* _DATA SEGMENT_
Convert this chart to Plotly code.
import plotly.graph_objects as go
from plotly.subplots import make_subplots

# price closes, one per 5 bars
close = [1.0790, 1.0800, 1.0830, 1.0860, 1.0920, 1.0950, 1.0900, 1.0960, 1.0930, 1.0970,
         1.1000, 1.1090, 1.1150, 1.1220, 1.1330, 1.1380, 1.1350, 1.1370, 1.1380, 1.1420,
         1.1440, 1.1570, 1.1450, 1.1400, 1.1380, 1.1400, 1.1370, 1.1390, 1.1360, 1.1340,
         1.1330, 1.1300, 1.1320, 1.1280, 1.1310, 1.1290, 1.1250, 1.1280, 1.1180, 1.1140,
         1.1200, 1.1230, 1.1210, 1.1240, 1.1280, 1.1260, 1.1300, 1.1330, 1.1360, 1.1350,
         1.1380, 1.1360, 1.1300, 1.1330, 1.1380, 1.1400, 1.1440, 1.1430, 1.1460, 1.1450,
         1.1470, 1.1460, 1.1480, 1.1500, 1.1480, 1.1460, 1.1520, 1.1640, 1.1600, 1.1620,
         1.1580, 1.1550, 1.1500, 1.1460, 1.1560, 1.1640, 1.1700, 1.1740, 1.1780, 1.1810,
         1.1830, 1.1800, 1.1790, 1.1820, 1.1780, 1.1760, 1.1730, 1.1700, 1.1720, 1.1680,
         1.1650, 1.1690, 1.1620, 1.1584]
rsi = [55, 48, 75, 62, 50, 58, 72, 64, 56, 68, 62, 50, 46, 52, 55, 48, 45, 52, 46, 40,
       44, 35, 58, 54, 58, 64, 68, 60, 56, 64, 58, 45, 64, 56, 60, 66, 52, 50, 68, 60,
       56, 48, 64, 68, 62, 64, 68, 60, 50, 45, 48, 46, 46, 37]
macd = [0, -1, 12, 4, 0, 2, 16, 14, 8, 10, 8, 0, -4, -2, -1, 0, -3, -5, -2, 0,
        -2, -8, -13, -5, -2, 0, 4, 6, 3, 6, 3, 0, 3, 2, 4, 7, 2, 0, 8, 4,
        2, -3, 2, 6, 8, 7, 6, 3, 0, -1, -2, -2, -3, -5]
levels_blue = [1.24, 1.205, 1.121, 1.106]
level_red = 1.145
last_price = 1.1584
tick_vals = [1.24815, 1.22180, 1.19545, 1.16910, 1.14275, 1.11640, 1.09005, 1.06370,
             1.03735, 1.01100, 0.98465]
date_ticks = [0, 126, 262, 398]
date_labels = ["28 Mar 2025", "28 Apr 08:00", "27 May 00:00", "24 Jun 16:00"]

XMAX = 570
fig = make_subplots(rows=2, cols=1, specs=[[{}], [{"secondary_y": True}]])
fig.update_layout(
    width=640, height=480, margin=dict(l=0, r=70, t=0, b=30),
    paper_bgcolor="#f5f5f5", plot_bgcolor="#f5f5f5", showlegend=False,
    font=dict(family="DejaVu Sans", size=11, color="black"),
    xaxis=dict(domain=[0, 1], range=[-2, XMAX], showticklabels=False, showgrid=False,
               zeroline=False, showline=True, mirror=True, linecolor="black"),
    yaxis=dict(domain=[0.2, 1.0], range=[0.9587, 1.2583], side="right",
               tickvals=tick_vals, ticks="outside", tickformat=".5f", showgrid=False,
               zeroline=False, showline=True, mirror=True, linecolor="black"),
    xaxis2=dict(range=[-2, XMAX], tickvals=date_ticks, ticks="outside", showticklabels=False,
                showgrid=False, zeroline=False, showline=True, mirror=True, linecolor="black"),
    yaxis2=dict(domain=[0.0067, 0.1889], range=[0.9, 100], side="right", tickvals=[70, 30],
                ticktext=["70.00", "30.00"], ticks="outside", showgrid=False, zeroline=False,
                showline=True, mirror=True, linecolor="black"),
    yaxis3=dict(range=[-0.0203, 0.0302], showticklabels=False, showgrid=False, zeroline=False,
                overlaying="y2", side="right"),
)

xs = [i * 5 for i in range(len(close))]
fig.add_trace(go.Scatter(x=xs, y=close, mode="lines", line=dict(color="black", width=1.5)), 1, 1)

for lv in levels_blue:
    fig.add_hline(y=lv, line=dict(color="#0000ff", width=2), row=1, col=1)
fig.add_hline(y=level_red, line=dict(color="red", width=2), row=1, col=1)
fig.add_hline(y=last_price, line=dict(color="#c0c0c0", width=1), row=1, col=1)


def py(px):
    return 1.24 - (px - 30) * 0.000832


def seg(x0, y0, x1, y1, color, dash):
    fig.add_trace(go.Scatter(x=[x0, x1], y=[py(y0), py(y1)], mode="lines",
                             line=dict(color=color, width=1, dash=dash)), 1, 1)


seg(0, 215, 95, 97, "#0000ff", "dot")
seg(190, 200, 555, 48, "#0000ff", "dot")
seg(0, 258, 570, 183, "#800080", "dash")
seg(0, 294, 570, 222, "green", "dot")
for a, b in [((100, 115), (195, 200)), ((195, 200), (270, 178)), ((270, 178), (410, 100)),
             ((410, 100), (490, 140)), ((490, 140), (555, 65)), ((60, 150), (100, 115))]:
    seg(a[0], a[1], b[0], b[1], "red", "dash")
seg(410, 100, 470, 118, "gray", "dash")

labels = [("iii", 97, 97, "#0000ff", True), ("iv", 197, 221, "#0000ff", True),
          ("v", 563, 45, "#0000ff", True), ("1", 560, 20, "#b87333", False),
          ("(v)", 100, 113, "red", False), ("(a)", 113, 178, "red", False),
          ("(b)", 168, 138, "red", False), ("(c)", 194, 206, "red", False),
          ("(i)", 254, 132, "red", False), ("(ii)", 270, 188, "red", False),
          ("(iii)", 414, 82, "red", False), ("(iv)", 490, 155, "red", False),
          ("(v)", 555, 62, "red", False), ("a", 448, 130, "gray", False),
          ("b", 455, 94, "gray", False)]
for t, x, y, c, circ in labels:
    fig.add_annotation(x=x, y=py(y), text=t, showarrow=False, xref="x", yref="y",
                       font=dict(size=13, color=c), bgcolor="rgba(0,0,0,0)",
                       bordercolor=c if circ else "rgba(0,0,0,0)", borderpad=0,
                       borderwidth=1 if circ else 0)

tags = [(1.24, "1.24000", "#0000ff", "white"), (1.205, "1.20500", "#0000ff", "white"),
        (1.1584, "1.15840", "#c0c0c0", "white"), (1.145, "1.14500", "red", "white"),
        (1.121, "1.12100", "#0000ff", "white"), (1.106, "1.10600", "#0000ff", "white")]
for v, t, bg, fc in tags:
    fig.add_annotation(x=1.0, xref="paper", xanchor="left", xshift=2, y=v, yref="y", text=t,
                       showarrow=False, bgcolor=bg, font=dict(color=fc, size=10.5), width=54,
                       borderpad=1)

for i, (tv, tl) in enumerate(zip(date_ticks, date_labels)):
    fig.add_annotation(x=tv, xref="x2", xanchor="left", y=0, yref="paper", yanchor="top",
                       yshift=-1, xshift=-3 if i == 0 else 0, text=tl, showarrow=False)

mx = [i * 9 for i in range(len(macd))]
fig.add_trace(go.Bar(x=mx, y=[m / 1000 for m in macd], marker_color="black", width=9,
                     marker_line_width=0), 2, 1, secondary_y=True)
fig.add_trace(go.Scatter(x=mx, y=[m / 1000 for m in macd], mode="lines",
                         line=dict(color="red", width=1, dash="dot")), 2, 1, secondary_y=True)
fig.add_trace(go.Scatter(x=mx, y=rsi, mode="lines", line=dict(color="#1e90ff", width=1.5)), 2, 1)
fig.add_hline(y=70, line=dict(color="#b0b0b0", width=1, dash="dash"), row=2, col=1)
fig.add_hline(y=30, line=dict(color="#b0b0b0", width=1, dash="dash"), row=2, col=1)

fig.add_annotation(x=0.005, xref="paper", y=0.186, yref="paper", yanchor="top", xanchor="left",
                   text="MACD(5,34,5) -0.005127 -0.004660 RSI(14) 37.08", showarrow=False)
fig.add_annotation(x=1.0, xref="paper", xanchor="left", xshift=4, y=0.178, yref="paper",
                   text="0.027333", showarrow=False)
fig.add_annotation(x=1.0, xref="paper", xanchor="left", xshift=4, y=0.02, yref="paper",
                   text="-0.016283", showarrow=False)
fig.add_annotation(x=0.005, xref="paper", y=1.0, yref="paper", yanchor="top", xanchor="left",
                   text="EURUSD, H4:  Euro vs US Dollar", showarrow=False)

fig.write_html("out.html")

* _PROBLEM REQUIREMENTS_
From the first line of the data above to the line holding "from plotly.subplots import make_subplots", reproduce each line exactly; emit no other lines.

* _TASK ANSWER_
Convert this chart to Plotly code.
import plotly.graph_objects as go
from plotly.subplots import make_subplots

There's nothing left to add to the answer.